# Start of GIVEN MATERIAL

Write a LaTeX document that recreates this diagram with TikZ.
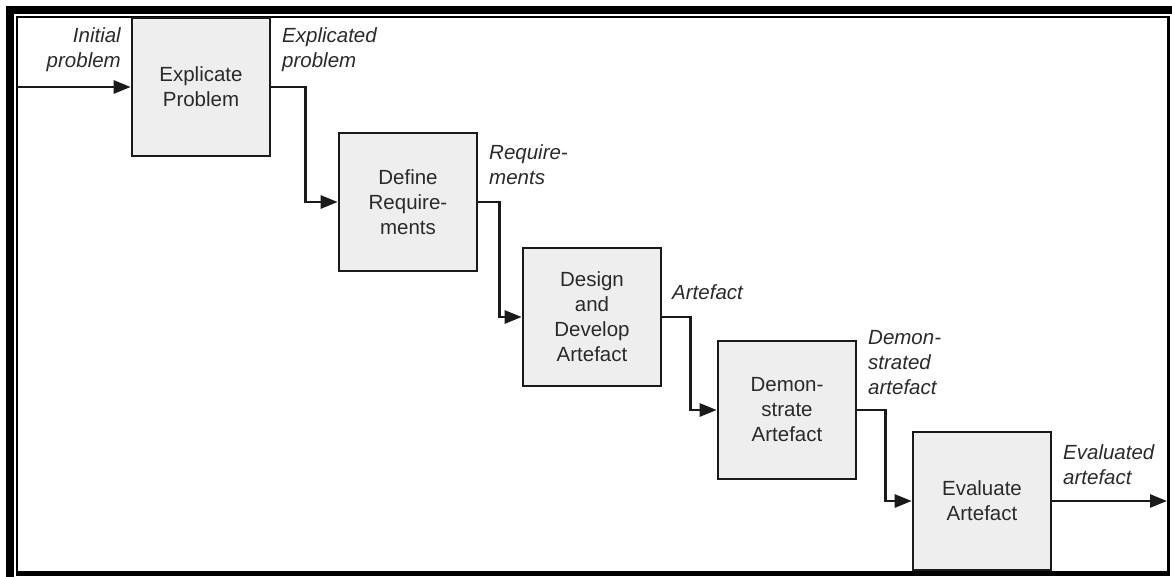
\documentclass[tikz,border=0pt]{standalone}
\usepackage{fontspec}
\setmainfont{Liberation Sans}
\usetikzlibrary{arrows.meta}
\definecolor{boxfill}{HTML}{EEEEEE}
\definecolor{inkline}{HTML}{1A1A1A}
\definecolor{inktext}{HTML}{2A2A2A}
\tikzset{
  stepbox/.style={draw=inkline, line width=2.6pt, fill=boxfill,
    minimum width=138pt, minimum height=138pt, inner sep=0pt,
    align=center, text=inktext, font=\fontsize{20.5}{25}\selectfont},
  flowlabel/.style={inner sep=0pt, text=inktext,
    font=\fontsize{20.5}{25}\selectfont\itshape},
  flow/.style={draw=inkline, line width=2.6pt,
    -{Triangle[length=17pt,width=13pt]}},
}
\begin{document}
\begin{tikzpicture}[x=1pt,y=-1pt]
\useasboundingbox (0,0) rectangle (1172,577);
% double frame
\fill[black] (6,6) rectangle (1172,14);
\fill[black] (6,6) rectangle (14,577);
\draw[black, line width=2pt] (16,17) -- (1168,17);
\draw[black, line width=2pt] (17,16) -- (17,572);
\fill[black] (1167,16) rectangle (1170,576);
\fill[black] (16,571) rectangle (1170,576);

% process steps
\node[stepbox] (b1) at (201,87)  {Explicate\\Problem};
\node[stepbox] (b2) at (408,202) {Define\\Require-\\ments};
\node[stepbox] (b3) at (592,317) {Design\\and\\Develop\\Artefact};
\node[stepbox] (b4) at (787,410) {Demon-\\strate\\Artefact};
\node[stepbox] (b5) at (982,501) {Evaluate\\Artefact};

% open ends of the chain
\coordinate (in)  at (17,87);
\coordinate (out) at (1167,501);

% connectors
\draw[flow] (in) -- (b1.west);
\draw[flow] (b1.east) -- ++(34,0) |- (b2.west);
\draw[flow] (b2.east) -- ++(21,0) |- (b3.west);
\draw[flow] (b3.east) -- ++(28,0) |- (b4.west);
\draw[flow] (b4.east) -- ++(28,0) |- (b5.west);
\draw[flow] (b5.east) -- (out);

% intermediate products
\node[flowlabel, anchor=east, align=right] (l0) at (121,50)  {Initial\\problem};
\node[flowlabel, anchor=west, align=left]  (l1) at (282,50)  {Explicated\\problem};
\node[flowlabel, anchor=west, align=left]  (l2) at (489,165) {Require-\\ments};
\node[flowlabel, anchor=west, align=left]  (l3) at (672,292) {Artefact};
\node[flowlabel, anchor=west, align=left]  (l4) at (868,363) {Demon-\\strated\\artefact};
\node[flowlabel, anchor=west, align=left]  (l5) at (1063,465) {Evaluated\\artefact};
\end{tikzpicture}
\end{document}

# End of GIVEN MATERIAL

Everything from the first line to the line with "(16,571) rectangle (1170,576);" must be repeated exactly, and nothing else. Leave the pictures out.

**RESPONSE:**
Write a LaTeX document that recreates this diagram with TikZ.
\documentclass[tikz,border=0pt]{standalone}
\usepackage{fontspec}
\setmainfont{Liberation Sans}
\usetikzlibrary{arrows.meta}
\definecolor{boxfill}{HTML}{EEEEEE}
\definecolor{inkline}{HTML}{1A1A1A}
\definecolor{inktext}{HTML}{2A2A2A}
\tikzset{
  stepbox/.style={draw=inkline, line width=2.6pt, fill=boxfill,
    minimum width=138pt, minimum height=138pt, inner sep=0pt,
    align=center, text=inktext, font=\fontsize{20.5}{25}\selectfont},
  flowlabel/.style={inner sep=0pt, text=inktext,
    font=\fontsize{20.5}{25}\selectfont\itshape},
  flow/.style={draw=inkline, line width=2.6pt,
    -{Triangle[length=17pt,width=13pt]}},
}
\begin{document}
\begin{tikzpicture}[x=1pt,y=-1pt]
\useasboundingbox (0,0) rectangle (1172,577);
% double frame
\fill[black] (6,6) rectangle (1172,14);
\fill[black] (6,6) rectangle (14,577);
\draw[black, line width=2pt] (16,17) -- (1168,17);
\draw[black, line width=2pt] (17,16) -- (17,572);
\fill[black] (1167,16) rectangle (1170,576);
\fill[black] (16,571) rectangle (1170,576);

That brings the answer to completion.